Goodenough did not respond to emails. But in a statement released by the University of Texas, where he holds an engineering chair, he said, “We believe our discovery solves many of the problems that are inherent in today’s batteries. Cost, safety, energy density, rates of charge and discharge and cycle life are critical for battery-driven cars to be more widely adopted.” In addition, Helena Braga, the paper’s lead author, in an exchange of emails, insisted that the team’s claims are valid.
Questions & Comments
It’s what is not stated in the paper that has some of the battery community stumped. How is Goodenough’s new invention storing any energy at all? The known rules of physics state that, to derive energy, differing material must produce differing eletro-chemical reactions in the two opposing electrodes. That difference produces voltage, allowing energy to be stored.
But Goodenough’s battery has pure metallic lithium or sodium on both sides. Therefore, the voltage should be zero, with no energy produced, battery researchers told Quartz.
Goodenough reports energy densities multiple times that of current lithium-ion batteries. Where does the energy come from, if not the electrode reactions? That goes unexplained in the paper.
a. The unstated physics would lead to creation of a battery that, once charged, requires no further energy in order to keep pushing out electricity—violating the laws of thermodynamics. “He’s technically made a perpetual motion machine,” said Venkat Viswanathan, a professor at Carnegie Mellon University in Pittsburgh, Pennsylvania.
b. “It’s kind of like cold fusion. Here is an experiment that is unbelievable,” said Dalhousie University’s Jeff Dahn, a leading researcher whose Canadian laboratory is on a contract with Tesla. “There could be a small possibility that it is right.”
c.

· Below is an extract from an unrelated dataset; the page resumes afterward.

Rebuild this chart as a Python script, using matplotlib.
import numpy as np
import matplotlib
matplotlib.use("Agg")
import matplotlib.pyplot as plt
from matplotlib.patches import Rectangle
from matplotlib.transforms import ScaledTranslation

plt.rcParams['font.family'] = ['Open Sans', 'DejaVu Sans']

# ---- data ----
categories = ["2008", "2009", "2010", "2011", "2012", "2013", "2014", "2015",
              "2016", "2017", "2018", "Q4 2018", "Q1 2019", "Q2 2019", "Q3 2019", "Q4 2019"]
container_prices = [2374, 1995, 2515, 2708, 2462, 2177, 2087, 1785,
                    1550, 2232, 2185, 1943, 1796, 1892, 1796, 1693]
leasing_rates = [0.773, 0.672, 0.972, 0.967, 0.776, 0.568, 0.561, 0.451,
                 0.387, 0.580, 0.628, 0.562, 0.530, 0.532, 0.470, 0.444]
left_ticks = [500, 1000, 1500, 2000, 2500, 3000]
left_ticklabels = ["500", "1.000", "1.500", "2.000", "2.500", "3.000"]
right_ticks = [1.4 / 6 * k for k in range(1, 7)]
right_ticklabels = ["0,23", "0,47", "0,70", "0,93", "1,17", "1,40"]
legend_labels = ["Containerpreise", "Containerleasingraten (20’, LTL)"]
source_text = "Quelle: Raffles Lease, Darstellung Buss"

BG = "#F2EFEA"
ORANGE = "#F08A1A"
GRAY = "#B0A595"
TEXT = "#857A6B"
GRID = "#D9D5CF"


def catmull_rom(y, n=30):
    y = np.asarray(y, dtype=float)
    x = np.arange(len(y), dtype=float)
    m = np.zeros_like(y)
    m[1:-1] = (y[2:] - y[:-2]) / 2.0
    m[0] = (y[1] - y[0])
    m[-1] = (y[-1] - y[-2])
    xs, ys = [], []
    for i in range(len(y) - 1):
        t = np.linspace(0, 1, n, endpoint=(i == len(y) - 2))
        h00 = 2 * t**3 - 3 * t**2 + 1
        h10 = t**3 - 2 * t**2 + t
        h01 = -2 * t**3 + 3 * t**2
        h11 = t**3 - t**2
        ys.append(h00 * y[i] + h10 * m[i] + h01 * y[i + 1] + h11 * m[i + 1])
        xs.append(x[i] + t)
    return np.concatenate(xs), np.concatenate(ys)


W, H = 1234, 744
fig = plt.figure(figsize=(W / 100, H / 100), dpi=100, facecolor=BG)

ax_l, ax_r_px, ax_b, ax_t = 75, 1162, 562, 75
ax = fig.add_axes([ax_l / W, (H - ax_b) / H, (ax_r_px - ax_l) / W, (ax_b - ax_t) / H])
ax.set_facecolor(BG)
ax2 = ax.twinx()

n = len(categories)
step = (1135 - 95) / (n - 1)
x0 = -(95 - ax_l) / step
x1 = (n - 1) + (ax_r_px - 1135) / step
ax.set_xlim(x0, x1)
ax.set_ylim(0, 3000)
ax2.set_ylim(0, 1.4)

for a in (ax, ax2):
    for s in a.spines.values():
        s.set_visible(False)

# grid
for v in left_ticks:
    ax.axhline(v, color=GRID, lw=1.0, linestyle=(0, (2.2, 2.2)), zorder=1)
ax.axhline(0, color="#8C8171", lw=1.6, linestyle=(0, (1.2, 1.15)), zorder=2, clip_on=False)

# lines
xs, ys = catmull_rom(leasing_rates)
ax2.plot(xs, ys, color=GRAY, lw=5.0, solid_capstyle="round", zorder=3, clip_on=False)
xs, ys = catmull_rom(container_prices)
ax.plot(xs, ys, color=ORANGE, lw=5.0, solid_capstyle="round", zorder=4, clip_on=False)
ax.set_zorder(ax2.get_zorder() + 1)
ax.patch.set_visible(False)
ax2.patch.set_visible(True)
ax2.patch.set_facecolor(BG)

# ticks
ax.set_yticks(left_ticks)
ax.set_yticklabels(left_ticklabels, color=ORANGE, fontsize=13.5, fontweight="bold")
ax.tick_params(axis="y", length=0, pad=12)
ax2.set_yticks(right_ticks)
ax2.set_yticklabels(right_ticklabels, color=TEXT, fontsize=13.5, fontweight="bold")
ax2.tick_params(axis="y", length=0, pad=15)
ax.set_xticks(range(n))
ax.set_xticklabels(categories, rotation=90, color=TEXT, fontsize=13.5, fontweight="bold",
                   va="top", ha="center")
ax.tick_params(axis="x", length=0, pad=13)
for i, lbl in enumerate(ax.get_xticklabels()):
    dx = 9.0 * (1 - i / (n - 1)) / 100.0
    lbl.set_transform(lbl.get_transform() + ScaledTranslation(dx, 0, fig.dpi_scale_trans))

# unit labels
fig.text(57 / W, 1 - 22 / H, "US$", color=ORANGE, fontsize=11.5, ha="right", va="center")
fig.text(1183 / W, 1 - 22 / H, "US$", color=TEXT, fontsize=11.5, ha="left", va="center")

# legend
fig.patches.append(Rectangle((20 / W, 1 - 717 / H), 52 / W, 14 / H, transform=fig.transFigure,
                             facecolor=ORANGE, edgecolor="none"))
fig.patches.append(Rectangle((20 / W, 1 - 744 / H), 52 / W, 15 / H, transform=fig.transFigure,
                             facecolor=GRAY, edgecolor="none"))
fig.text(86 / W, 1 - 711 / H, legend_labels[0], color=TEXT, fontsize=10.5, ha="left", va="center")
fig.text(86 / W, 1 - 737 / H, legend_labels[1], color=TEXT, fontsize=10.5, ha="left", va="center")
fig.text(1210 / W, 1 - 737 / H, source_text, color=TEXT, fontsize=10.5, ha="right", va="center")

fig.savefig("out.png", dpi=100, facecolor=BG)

Steingart, the Princeton professor, has published a long essay about the paper at Medium (see his notes below). He is among researchers calling Goodenough’s stealth energy “anomalous capacity.” Both he and Dahn wondered whether oxygen had leaked into the cell, making it an inadvertent “lithium air” battery that would explain the burst of energy. Lithium air is a second Holy Grail of battery researchers, even more elusive than the metallic lithium anode; no one has ever made one that lasted more than a few cycles.
In an email exchange, Steingart said, “There’s not a question in my mind that Goodenough and company measured what they say they measured based on what they thought was in the cell. The question is why did the system behave the way it did, and the explanation as to why raises many questions.”
Braga, the lead author on the paper, rejects the lithium-air explanation, insisting that the concept is solid: “Well if we have a Lithium-air battery then we have a very good Lithium-air battery,” she said, noting that the experiment ran for hundreds of cycles, far longer than any rechargeable lithium-ion battery. Here is the diagram to which Braga is referring:
I am on the cheer squad and really hope this technology pans out.